Раньше нередко можно было услышать, что без Стравинского не было бы и Русского балета; его новая постановка заставляет нас опасаться, что скоро и с ним от Русского балета мало что останется. <…> «Аполлон Мусагет» – это нечто чрезвычайно торжественное. Он не стремится доставить удовольствие, как «Чимарозиана», или вызвать восторг, как «Жар-птица». Этих ловушек ему удалось избежать. Музыку даже нельзя назвать скверной, это просто вялое блуждание по общим местам, обильно напичканным партиями для струнных. Нет ни ударных, ни пронзительных гармоний – вообще ничего[295]

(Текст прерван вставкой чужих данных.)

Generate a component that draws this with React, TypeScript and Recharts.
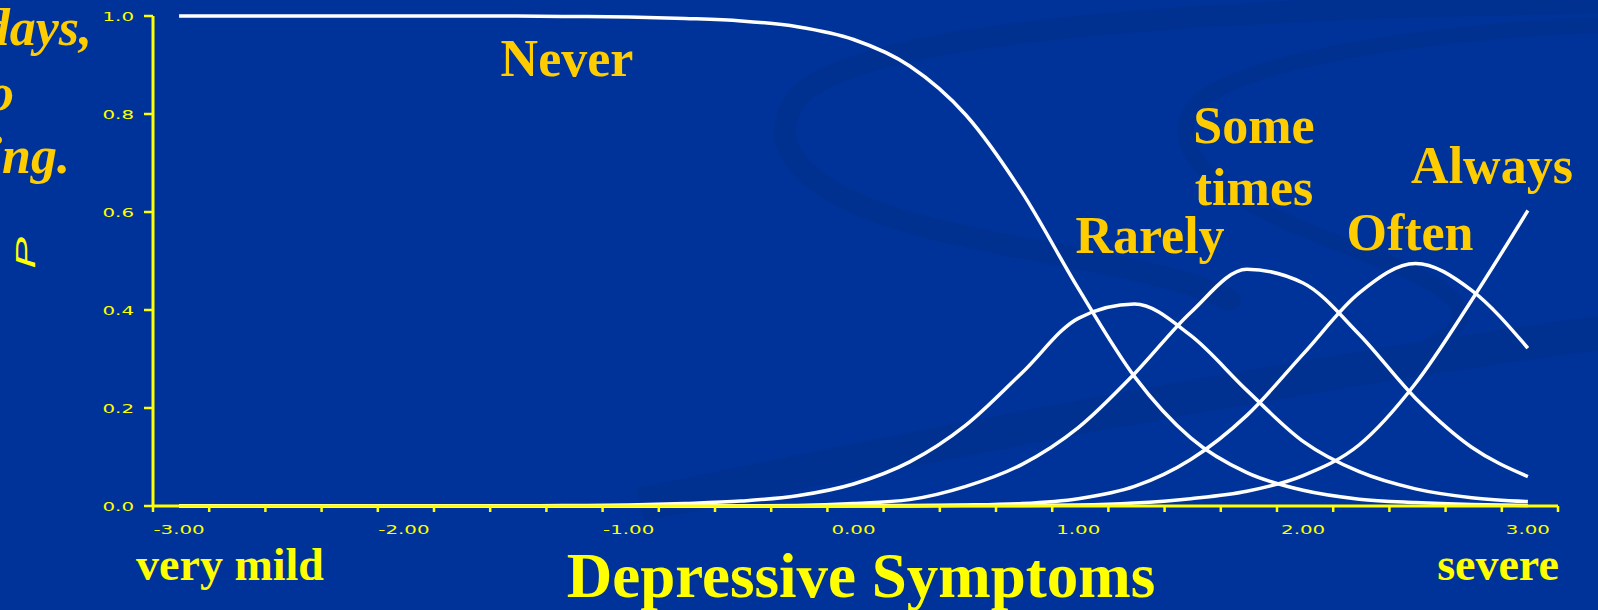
import React from "react";
import { LineChart, Line, XAxis, YAxis } from "recharts";

// ---- data ----
const theta = [-3, -2.75, -2.5, -2.25, -2, -1.75, -1.5, -1.25, -1, -0.75, -0.5, -0.25, 0, 0.25, 0.5, 0.75, 1, 1.25, 1.5, 1.75, 2, 2.25, 2.5, 2.75, 3];
const never = [1.0, 1.0, 1.0, 1.0, 1.0, 1.0, 1.0, 0.999, 0.998, 0.995, 0.99, 0.978, 0.952, 0.898, 0.798, 0.64, 0.444, 0.264, 0.139, 0.068, 0.032, 0.014, 0.007, 0.003, 0.001];
const rarely = [0, 0, 0, 0, 0, 0, 0, 0.001, 0.002, 0.005, 0.01, 0.021, 0.045, 0.09, 0.165, 0.272, 0.383, 0.412, 0.348, 0.236, 0.132, 0.07, 0.035, 0.017, 0.009];
const sometimes = [0, 0, 0, 0, 0, 0, 0, 0, 0, 0, 0, 0.001, 0.005, 0.013, 0.04, 0.085, 0.16, 0.27, 0.395, 0.483, 0.455, 0.35, 0.22, 0.12, 0.06];
const often = [0, 0, 0, 0, 0, 0, 0, 0, 0, 0, 0, 0, 0.001, 0.001, 0.002, 0.005, 0.015, 0.04, 0.095, 0.185, 0.31, 0.435, 0.495, 0.44, 0.322];
const always = [0, 0, 0, 0, 0, 0, 0, 0, 0, 0, 0, 0, 0, 0, 0.001, 0.001, 0.002, 0.006, 0.015, 0.03, 0.062, 0.125, 0.25, 0.42, 0.603];

const xLabelTicks = [-3, -2, -1, 0, 1, 2, 3];
const yTicks = [0, 0.2, 0.4, 0.6, 0.8, 1.0];
const xDomain: [number, number] = [-3.116, 3.134];
const minorStep = 0.25;
const minorCount = 26;
const minorTicks = Array.from({ length: minorCount }, (_, k) => +(xDomain[0] + k * minorStep).toFixed(3));

const data = theta.map((t, i) => ({
  theta: t,
  never: never[i],
  rarely: rarely[i],
  sometimes: sometimes[i],
  often: often[i],
  always: always[i],
}));

const BG = "#003399";
const AXIS = "#ffff00";
const GOLD = "#ffcc00";
const YELLOW = "#ffff00";
const SERIF = "'Liberation Serif', 'Times New Roman', serif";
const TICKFONT = "'DejaVu Sans', Verdana, sans-serif";

const isLabel = (v: number) => xLabelTicks.some((t) => Math.abs(t - v) < 1e-6);

const XTick = (props: any) => {
  const { x, y, payload } = props;
  const v = payload.value as number;
  if (isLabel(v)) {
    return (
      <g transform={`translate(${x},${y + 28}) scale(1.65,1)`}>
        <text x={0} y={0} textAnchor="middle" fill={AXIS} fontSize={12} fontFamily={TICKFONT}>
          {v.toFixed(2)}
        </text>
      </g>
    );
  }
  return <line x1={x} y1={y} x2={x} y2={y + 6} stroke={AXIS} strokeWidth={2.5} />;
};

const YTick = (props: any) => {
  const { x, y, payload } = props;
  const v = payload.value as number;
  return (
    <g transform={`translate(${x},${y + 4.5}) scale(1.65,1)`}>
      <text x={0} y={0} textAnchor="end" fill={AXIS} fontSize={12} fontFamily={TICKFONT}>
        {v.toFixed(1)}
      </text>
    </g>
  );
};

const series = ["never", "rarely", "sometimes", "often", "always"];

export default function App() {
  return (
    <div
      style={{
        position: "fixed",
        left: 0,
        top: 0,
        width: 1598,
        height: 610,
        background: BG,
        overflow: "hidden",
      }}
    >
      <svg width={1598} height={610} style={{ position: "absolute", left: 0, top: 0 }}>
        <g fill="none" stroke="#00318f" strokeLinecap="round" opacity={0.75}>
          <path d="M1620,2 C1300,8 900,20 805,90 C760,135 790,185 900,220 C1020,255 1150,262 1230,300" strokeWidth={22} />
          <path d="M1620,24 C1450,30 1260,55 1200,100 C1160,140 1200,190 1330,240 C1440,280 1500,310 1430,345" strokeWidth={16} />
          <path d="M640,505 C900,450 1250,380 1620,330" strokeWidth={34} strokeLinecap="butt" />
        </g>
      </svg>
      <div style={{ position: "absolute", left: 0, top: 0 }}>
        <LineChart width={1598} height={610} data={data} margin={{ top: 16, right: 40, bottom: 74, left: 0 }}>
          <XAxis
            dataKey="theta"
            type="number"
            domain={xDomain}
            ticks={[...minorTicks, ...xLabelTicks]}
            interval={0}
            tick={<XTick />}
            tickLine={false}
            tickSize={0}
            tickMargin={0}
            height={30}
            axisLine={{ stroke: AXIS, strokeWidth: 3 }}
            allowDataOverflow
          />
          <YAxis
            type="number"
            domain={[0, 1]}
            ticks={yTicks}
            interval={0}
            width={153}
            tick={<YTick />}
            tickSize={9}
            tickMargin={10}
            tickLine={{ stroke: AXIS, strokeWidth: 2.5 }}
            axisLine={{ stroke: AXIS, strokeWidth: 3 }}
          />
          {series.map((k) => (
            <Line
              key={k}
              dataKey={k}
              type="monotone"
              stroke="#ffffff"
              strokeWidth={3.5}
              dot={false}
              activeDot={false}
              isAnimationActive={false}
            />
          ))}
        </LineChart>
      </div>
      <svg width={1598} height={610} style={{ position: "absolute", left: 0, top: 0, pointerEvents: "none" }}>
        <g fontFamily={SERIF} fontWeight="bold" fill={GOLD} fontSize={52} textAnchor="middle">
          <text x={567} y={76}>Never</text>
          <text x={1254} y={143}>Some</text>
          <text x={1254} y={205}>times</text>
          <text x={1150} y={253}>Rarely</text>
          <text x={1410} y={250}>Often</text>
          <text x={1492} y={183}>Always</text>
        </g>
        <g fontFamily={SERIF} fontWeight="bold" fontStyle="italic" fill={GOLD} fontSize={52} textAnchor="end">
          <text x={92} y={45}>7 days,</text>
          <text x={14} y={110}>to</text>
          <text x={70} y={173}>feeling.</text>
        </g>
        <g transform="translate(25,253) rotate(-90) scale(1.7,1)">
          <text x={0} y={0} textAnchor="middle" dominantBaseline="central" fill={YELLOW} fontSize={28} fontStyle="italic" fontFamily="'Liberation Sans', Arial, sans-serif">
            P
          </text>
        </g>
        <g fontFamily={SERIF} fontWeight="bold" fill={YELLOW} textAnchor="middle">
          <text x={230} y={580} fontSize={46}>very mild</text>
          <text x={861} y={597} fontSize={63}>Depressive Symptoms</text>
          <text x={1498} y={580} fontSize={46}>severe</text>
        </g>
      </svg>
    </div>
  );
}
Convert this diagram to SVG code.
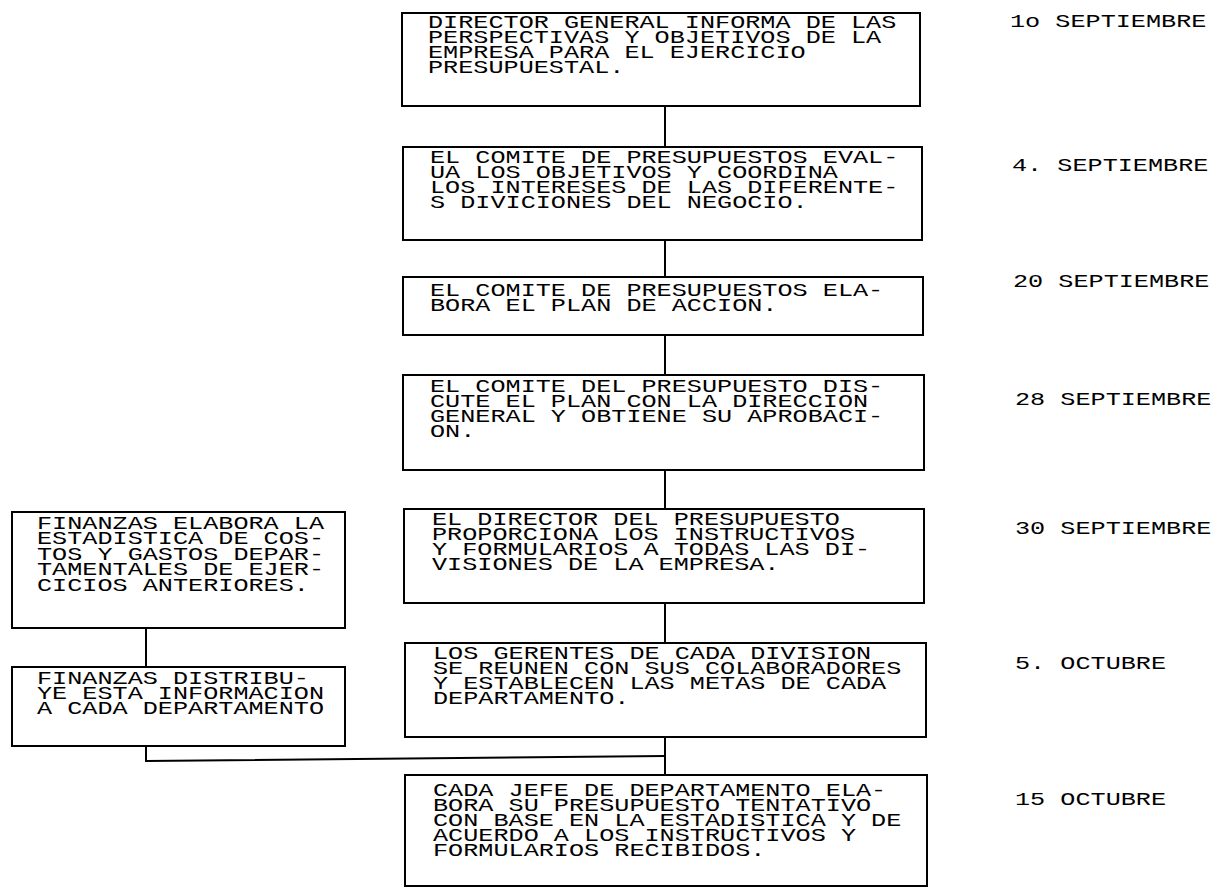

.Андре Левинсон одобрительно замечал, что Стравинский, великий варвар «Весны священной», проникся «культом Аполлона» и, похоже, готов «сдержать дионисийское буйство и разбить флейту Марсия». «Аполлон» представлялся ему неким религиозным жертвоприношением,
«Аполлон» вознес Стравинского на французский Парнас. По мере того как росла и ширилась его известность, все больше людей вслед за Кэби заявляли, что «это уже не Стравинский» – то есть что написанное им уже не было русским, что в «Царе Эдипе» звучали «Бах, Гендель и Мейербер», а в «Аполлоне» – «Доницетти». «В действительности, – заверял читателей Кэби, – творчество Стравинского постоянно движется вперед в соответствии с тем, что он туманно именовал “универсальными принципами”» [Caby 1928b]. Аполлон, бог классицизма, освободил Стравинского от его дионисийского русского прошлого. Исчезло «упоение первобытной жизнью», которое питало «Весну священную» и выразительности которого Кэби все еще отдавал должное в «Свадебке» [Caby 1928а]. Но как же обманчива была замена Стравинским его собственного дионисийского русского прошлого на «универсальное» аполлоническое искусство! Кроме Парнаса и Версаля у бога Солнца был еще один дом – холодная столица Российской империи. И Стравинский ушел, чтобы вернуться – в свой дом, о котором невозможно было забыть.
Тень Диониса
В автобиографии Стравинский отождествляет свое искусство с целями классического танца и аполлоническими принципами:
…я подхожу, таким образом, к извечному противопоставлению в искусстве аполлонического начала дионисийскому. Конечной целью последнего является экстаз, то есть утрата своего «я», тогда как искусство требует от художника прежде всего полноты сознания [Стравинский 2005: 224].
Следовательно, его высокая оценка классического танца была не столько вопросом вкуса, сколько подчинением «аполлоническому принципу», который подразумевает «торжество вдумчивой композиции над расплывчатостью, правила над произволом, порядка над “случайностью”» [Там же: 223–224]. Таким образом, неоклассицизм стал победой над тем модернизмом, который Стравинский связывал с хаотическими силами политических революций и который он отверг вместе со своим собственным модернистским прошлым [Stravinsky 1923].
Оглядываясь назад, можно сказать, что русские балеты Стравинского встроились в ряд того, что в последние дни имперской России считалось революционными тенденциями в искусстве. Как говорил один старый флигель-адъютант французскому послу Морису Палеологу в 1915 году, классический балет XIX века в России представлял собой «картину того, чем было и чем должно было быть русское общество. Порядок, выдержка, симметрия, законченность. И в результате, – тонкое удовольствие и возвышенное наслаждение». «Ужасающие» балеты Дягилева представляли собой полную противоположность – «распущенный и отравленный, ведь это революция, это анархия…» [Палеолог 1991: 113].